Huge Bunker Cleanup Operation off Canada Coast

by Ship & Bunker News Team
Thursday November 21, 2013

The Canadian Coast Guard is engaged in one of its largest-ever cleanup operations at the site of a 1944 shipwreck of the north coast of British Columbia, Canadian news site Global News reports.

Hundreds of tonnes of bunker fuel are being removed from the U.S. Supply Ship Brigadier General M.G. Zalinski, which authorities had feared would suffer a collapse of its fuel tanks.

A crew of more than 100 divers and salvagers began the work last month in a CAD 50 million ($48 million) operation, removing 3,000 litres of fuel on the first day.

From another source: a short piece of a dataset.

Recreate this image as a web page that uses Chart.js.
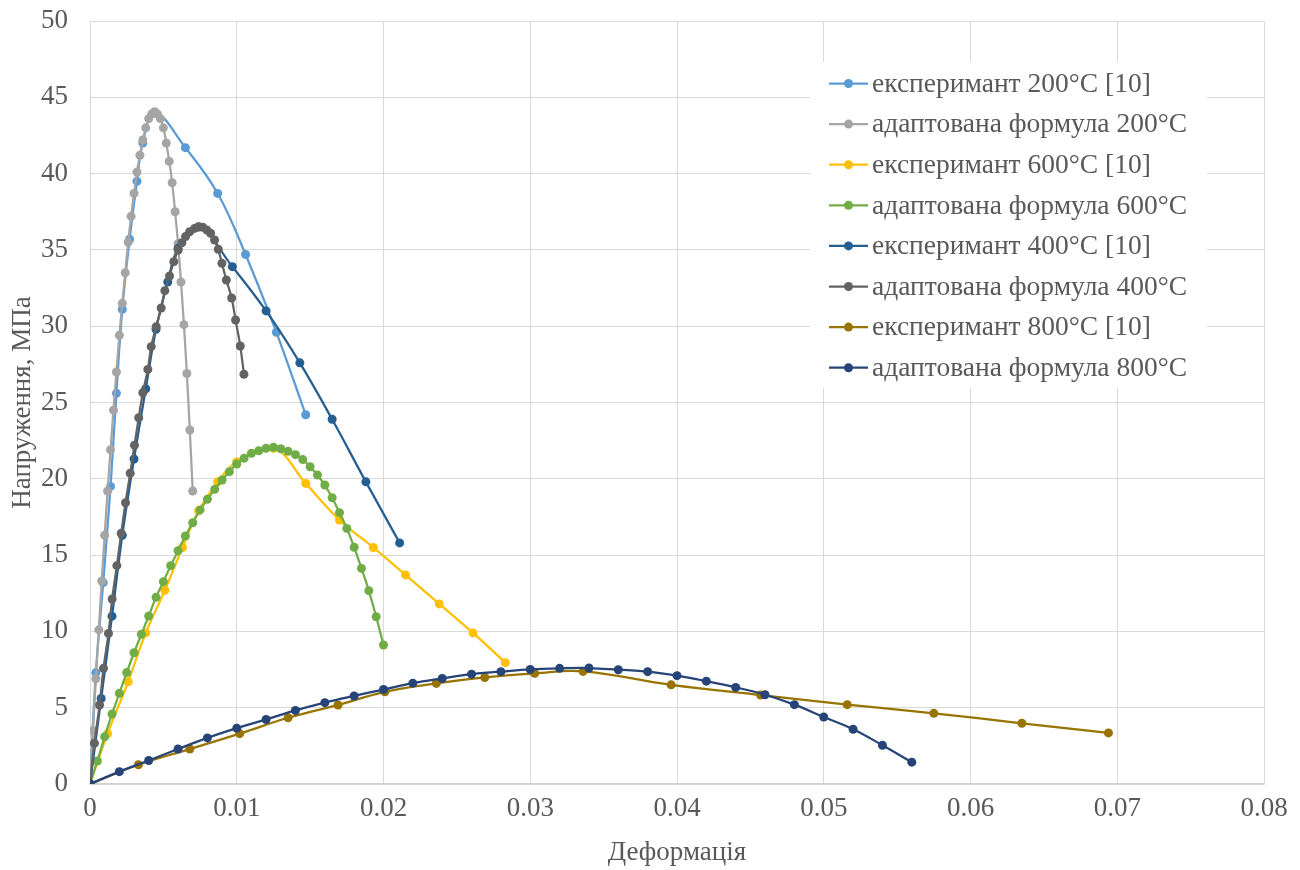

The operation aims to finish up by Christmas.

While the Zalinski is less than 100 feet below the surface, another sunken vessel in the same area, the Queen of the North, is 400 meters below the surface.

The Coast Guard has not begun working on that ship, which holds diesel, rather than fuel oil, in its tanks.

The Zalinski was carrying about 700 tonnes of fuel when it crashed into rocks and sank, according to research group Ocean Ecology.

In 2003, oil was observed in the area, including nearby shoreline, and divers plugged leaks in the wreck's hull to stop oil from escaping.